Repeat word for word the lines from the top of the records through the line containing "ax2 = fig.add_axes([0.5575, 0.1957, 0.385, 0.6887])", and skip the pictures.
━━━━━ Data in this exercise
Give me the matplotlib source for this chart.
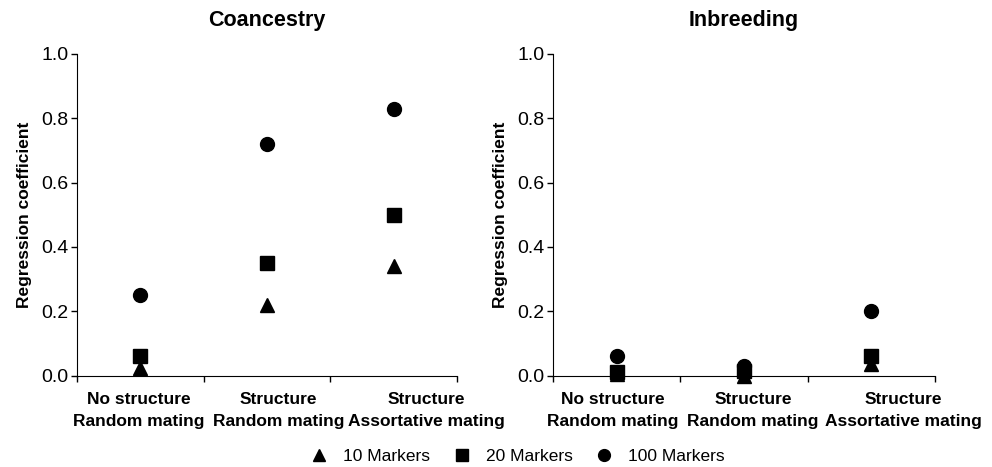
import matplotlib.pyplot as plt
from matplotlib.ticker import FormatStrFormatter

plt.rcParams['font.family'] = ['Liberation Sans', 'DejaVu Sans']

# Categories and values
categories = ['No structure\nRandom mating', 'Structure\nRandom mating', 'Structure\nAssortative mating']
panels = ['Coancestry', 'Inbreeding']

coan_10 = [0.025, 0.22, 0.34]
coan_20 = [0.06, 0.35, 0.50]
coan_100 = [0.25, 0.72, 0.83]

inb_10 = [0.005, 0.0, 0.035]
inb_20 = [0.01, 0.015, 0.06]
inb_100 = [0.06, 0.03, 0.20]

series_labels = ['10 Markers', '20 Markers', '100 Markers']
series_markers = ['^', 's', 'o']

fig = plt.figure(figsize=(9.92, 4.67), dpi=100)
ax1 = fig.add_axes([0.0776, 0.1957, 0.383, 0.6887])
ax2 = fig.add_axes([0.5575, 0.1957, 0.385, 0.6887])

xpos = [i + 0.5 for i in range(len(categories))]
# the category labels sit a bit right of the points, as in the original
label_pos = [[0.49, 1.59, 2.76], [0.47, 1.57, 2.75]]
data = [[coan_10, coan_20, coan_100], [inb_10, inb_20, inb_100]]

handles = []
for ax, title, vals, lp in zip([ax1, ax2], panels, data, label_pos):
    for v, m, lab in zip(vals, series_markers, series_labels):
        h, = ax.plot(xpos, v, linestyle='none', marker=m, color='black',
                     markersize=10, label=lab, clip_on=False)
        if ax is ax1:
            handles.append(h)
    ax.set_xlim(0, 3)
    ax.set_ylim(0, 1.0)
    ax.set_yticks([0, 0.2, 0.4, 0.6, 0.8, 1.0])
    ax.yaxis.set_major_formatter(FormatStrFormatter('%.1f'))
    ax.set_xticks([0, 1, 2, 3])
    ax.set_xticklabels([])
    ax.set_xticks(lp, minor=True)
    ax.set_xticklabels(categories, minor=True, fontweight='bold', fontsize=12.5,
                       linespacing=1.55)
    ax.tick_params(axis='x', which='minor', length=0, pad=12)
    ax.tick_params(axis='x', which='major', length=4, width=1)
    ax.tick_params(axis='y', length=4, width=1, labelsize=14, pad=2)
    for s in ['top', 'right']:
        ax.spines[s].set_visible(False)
    ax.set_ylabel('Regression coefficient', fontweight='bold', fontsize=12.5, labelpad=7)
    ax.set_title(title, fontweight='bold', fontsize=15.5, pad=20)

fig.legend(handles=handles, loc='lower center', bbox_to_anchor=(0.521, -0.028), ncol=3,
           frameon=False, fontsize=12.5, handletextpad=0.8, columnspacing=1.2,
           handlelength=1.2, markerscale=0.85)

fig.savefig('out.png', dpi=100)
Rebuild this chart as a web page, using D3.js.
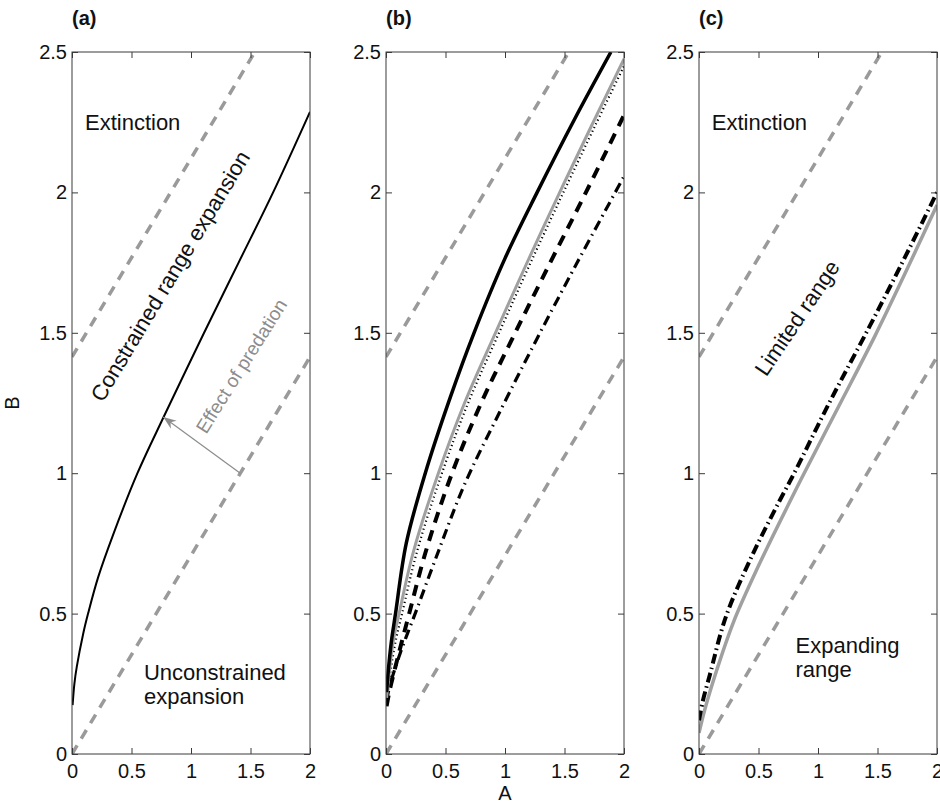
<!DOCTYPE html>
<html>
<head>
<meta charset="utf-8">
<script src="https://cdn.jsdelivr.net/npm/d3@7"></script>
<style>
  body { margin: 0; background: #fff; }
  svg { display: block; font-family: "Liberation Sans", Arial, Helvetica, sans-serif; }
</style>
</head>
<body>
<svg id="fig" width="940" height="804"></svg>
<script>
// -- Data ----------------------------------------------------------
var A_TICKS = [0, 0.5, 1, 1.5, 2];
var B_TICKS = [0, 0.5, 1, 1.5, 2, 2.5];
var PANEL_LABELS = ["(a)", "(b)", "(c)"];

// grey dashed bounds: B = A/sqrt(2) and B = A/sqrt(2) + sqrt(2)
var lowerBoundA = [0, 2];
var lowerBoundB = [0, 1.414];
var upperBoundA = [0, 1.536];
var upperBoundB = [1.414, 2.5];

// panel (a) boundary
var aCurveA = [0.005, 0.02, 0.04, 0.095, 0.135, 0.22, 0.35, 0.55, 0.77, 1.11, 1.4, 1.69, 2.0];
var aCurveB = [0.174, 0.25, 0.31, 0.43, 0.5, 0.63, 0.786, 1.0, 1.2, 1.5, 1.75, 2.0, 2.287];

// panel (a) predation arrow (tail, head)
var arrowA = [1.414, 0.767];
var arrowB = [1.0, 1.2];

// panel (b) boundaries
var bSolidA = [0.005, 0.02, 0.045, 0.08, 0.17, 0.33, 0.54, 0.74, 1.0, 1.27, 1.58, 1.89];
var bSolidB = [0.22, 0.3, 0.4, 0.5, 0.75, 1.0, 1.27, 1.5, 1.765, 2.0, 2.257, 2.5];
var bGreyA  = [0.005, 0.03, 0.06, 0.11, 0.23, 0.44, 0.66, 0.92, 1.18, 1.454, 1.73, 2.0];
var bGreyB  = [0.2, 0.3, 0.4, 0.5, 0.72, 1.0, 1.25, 1.5, 1.745, 1.995, 2.24, 2.475];
var bDotA   = [0.01, 0.04, 0.08, 0.135, 0.26, 0.47, 0.69, 0.95, 1.21, 1.485, 1.76, 2.0];
var bDotB   = [0.2, 0.3, 0.4, 0.5, 0.72, 1.0, 1.25, 1.5, 1.745, 1.995, 2.24, 2.45];
var bDashA  = [0.005, 0.03, 0.07, 0.13, 0.195, 0.33, 0.555, 0.8, 1.074, 1.38, 1.68, 2.0];
var bDashB  = [0.17, 0.225, 0.295, 0.395, 0.5, 0.715, 1.0, 1.25, 1.49, 1.75, 2.0, 2.275];
var bDashDotA = [0.005, 0.03, 0.08, 0.15, 0.245, 0.43, 0.66, 0.97, 1.27, 1.6, 1.92, 2.0];
var bDashDotB = [0.19, 0.24, 0.31, 0.395, 0.5, 0.71, 0.96, 1.23, 1.48, 1.745, 1.995, 2.057];

// panel (c) boundaries
var cDashDotA = [0, 0.03, 0.09, 0.227, 0.45, 0.675, 0.8, 1.1, 1.43, 1.72, 2.0];
var cDashDotB = [0.12, 0.185, 0.28, 0.49, 0.71, 0.9, 1.0, 1.255, 1.52, 1.76, 2.0];
var cGreyA = [0, 0.05, 0.15, 0.29, 0.5, 0.765, 0.86, 1.17, 1.48, 1.73, 2.0];
var cGreyB = [0.075, 0.16, 0.3, 0.47, 0.67, 0.9, 0.98, 1.235, 1.49, 1.71, 1.955];

// -- Layout --------------------------------------------------------
var PANEL_X = [72, 386, 699];
var PANEL_W = 238;
var TOP = 52, BOTTOM = 754;
var GREY = "#9a9a9a";
var AXIS = "#3a3a3a";

var svg = d3.select("#fig");

function zip(xs, ys) { return xs.map(function (v, i) { return [v, ys[i]]; }); }

function makePanel(i) {
  var x = d3.scaleLinear().domain([0, 2]).range([PANEL_X[i], PANEL_X[i] + PANEL_W]);
  var y = d3.scaleLinear().domain([0, 2.5]).range([BOTTOM, TOP]);
  var g = svg.append("g");

  var clipId = "clip" + i;
  svg.append("clipPath").attr("id", clipId).append("rect")
    .attr("x", x(0)).attr("y", y(2.5))
    .attr("width", x(2) - x(0)).attr("height", y(0) - y(2.5));

  var plot = g.append("g").attr("clip-path", "url(#" + clipId + ")");
  var line = d3.line().x(function (d) { return x(d[0]); }).y(function (d) { return y(d[1]); });
  var smooth = d3.line().curve(d3.curveCatmullRom.alpha(0.5))
    .x(function (d) { return x(d[0]); }).y(function (d) { return y(d[1]); });

  // bounds
  [[lowerBoundA, lowerBoundB], [upperBoundA, upperBoundB]].forEach(function (b) {
    plot.append("path").attr("d", line(zip(b[0], b[1])))
      .attr("fill", "none").attr("stroke", GREY)
      .attr("stroke-width", 3.5).attr("stroke-dasharray", "10,8");
  });

  // axes
  function fmt(d) { return String(d); }
  function style(sel) {
    sel.select(".domain").remove();
    sel.selectAll(".tick line").attr("stroke", AXIS).attr("stroke-width", 1);
    sel.selectAll(".tick text").attr("fill", "#111")
      .attr("font-size", 20).attr("font-family", "'Liberation Sans', Arial, sans-serif");
  }
  g.append("g").attr("transform", "translate(0," + y(0) + ")")
    .call(d3.axisBottom(x).tickValues(A_TICKS).tickSizeInner(-6).tickSizeOuter(0).tickPadding(10).tickFormat(fmt))
    .call(style);
  g.append("g").attr("transform", "translate(0," + y(2.5) + ")")
    .call(d3.axisTop(x).tickValues(A_TICKS).tickSizeInner(-6).tickSizeOuter(0).tickFormat(""))
    .call(style);
  g.append("g").attr("transform", "translate(" + x(0) + ",0)")
    .call(d3.axisLeft(y).tickValues(B_TICKS).tickSizeInner(-6).tickSizeOuter(0).tickPadding(5).tickFormat(fmt))
    .call(style);
  g.append("g").attr("transform", "translate(" + x(2) + ",0)")
    .call(d3.axisRight(y).tickValues(B_TICKS).tickSizeInner(-6).tickSizeOuter(0).tickFormat(""))
    .call(style);

  g.append("rect")
    .attr("x", x(0)).attr("y", y(2.5))
    .attr("width", x(2) - x(0)).attr("height", y(0) - y(2.5))
    .attr("fill", "none").attr("stroke", AXIS).attr("stroke-width", 1);

  g.append("text").attr("x", x(0)).attr("y", 25)
    .attr("font-size", 20).attr("font-weight", "bold").attr("fill", "#111")
    .text(PANEL_LABELS[i]);

  return { g: g, plot: plot, x: x, y: y, smooth: smooth, line: line };
}

function addCurve(p, xs, ys, stroke, width, dash) {
  var path = p.plot.append("path").attr("d", p.smooth(zip(xs, ys)))
    .attr("fill", "none").attr("stroke", stroke).attr("stroke-width", width)
    .attr("stroke-linejoin", "round");
  if (dash) path.attr("stroke-dasharray", dash);
  return path;
}

function addLabel(p, a, b, lines, opts) {
  opts = opts || {};
  var t = p.g.append("text")
    .attr("font-size", opts.size || 22)
    .attr("fill", opts.color || "#111");
  if (opts.rotate) {
    t.attr("transform", "translate(" + p.x(a) + "," + p.y(b) + ") rotate(" + opts.rotate + ")")
      .attr("text-anchor", "middle").attr("dy", "0.35em").text(lines[0]);
  } else {
    lines.forEach(function (s, k) {
      t.append("tspan").attr("x", p.x(a)).attr("y", p.y(b) + k * 24).text(s);
    });
  }
}

// -- Panel (a) -----------------------------------------------------
var pa = makePanel(0);
addCurve(pa, aCurveA, aCurveB, "#000", 2);
addLabel(pa, 0.109, 2.222, ["Extinction"]);
addLabel(pa, 0.605, 0.2635, ["Unconstrained", "expansion"]);
addLabel(pa, 0.824, 1.702, ["Constrained range expansion"], { rotate: -59 });
addLabel(pa, 1.423, 1.382, ["Effect of predation"], { rotate: -58, size: 19, color: "#8c8c8c" });

var tail = [pa.x(arrowA[0]), pa.y(arrowB[0])];
var head = [pa.x(arrowA[1]), pa.y(arrowB[1])];
var ang = Math.atan2(head[1] - tail[1], head[0] - tail[0]) * 180 / Math.PI;
pa.g.append("line")
  .attr("x1", tail[0]).attr("y1", tail[1]).attr("x2", head[0]).attr("y2", head[1])
  .attr("stroke", "#8c8c8c").attr("stroke-width", 1.2);
pa.g.append("path")
  .attr("d", "M0,0 L-13,-5 L-9,0 L-13,5 Z")
  .attr("transform", "translate(" + head[0] + "," + head[1] + ") rotate(" + ang + ")")
  .attr("fill", "#8c8c8c");

// B label
svg.append("text").attr("transform", "translate(19,403) rotate(-90)")
  .attr("text-anchor", "middle").attr("font-size", 20).attr("fill", "#111").text("B");

// -- Panel (b) -----------------------------------------------------
var pb = makePanel(1);
addCurve(pb, bDashDotA, bDashDotB, "#000", 3.2, "10,5,1.5,5");
addCurve(pb, bDashA, bDashB, "#000", 4, "11,8");
addCurve(pb, bDotA, bDotB, "#000", 2.2, "1.2,3");
addCurve(pb, bGreyA, bGreyB, "#a0a0a0", 3);
addCurve(pb, bSolidA, bSolidB, "#000", 3.5);

svg.append("text").attr("x", pb.x(1)).attr("y", 800)
  .attr("text-anchor", "middle").attr("font-size", 20).attr("fill", "#111").text("A");

// -- Panel (c) -----------------------------------------------------
var pc = makePanel(2);
addCurve(pc, cGreyA, cGreyB, "#a0a0a0", 3.5);
addCurve(pc, cDashDotA, cDashDotB, "#000", 4, "10,4,1.5,4");
addLabel(pc, 0.107, 2.222, ["Extinction"]);
addLabel(pc, 0.811, 0.361, ["Expanding", "range"]);
addLabel(pc, 0.824, 1.553, ["Limited range"], { rotate: -56 });
</script>
</body>
</html>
━━━━━━━━━━
> Result
Give me the matplotlib source for this chart.
import matplotlib.pyplot as plt
from matplotlib.ticker import FormatStrFormatter

plt.rcParams['font.family'] = ['Liberation Sans', 'DejaVu Sans']

# Categories and values
categories = ['No structure\nRandom mating', 'Structure\nRandom mating', 'Structure\nAssortative mating']
panels = ['Coancestry', 'Inbreeding']

coan_10 = [0.025, 0.22, 0.34]
coan_20 = [0.06, 0.35, 0.50]
coan_100 = [0.25, 0.72, 0.83]

inb_10 = [0.005, 0.0, 0.035]
inb_20 = [0.01, 0.015, 0.06]
inb_100 = [0.06, 0.03, 0.20]

series_labels = ['10 Markers', '20 Markers', '100 Markers']
series_markers = ['^', 's', 'o']

fig = plt.figure(figsize=(9.92, 4.67), dpi=100)
ax1 = fig.add_axes([0.0776, 0.1957, 0.383, 0.6887])
ax2 = fig.add_axes([0.5575, 0.1957, 0.385, 0.6887])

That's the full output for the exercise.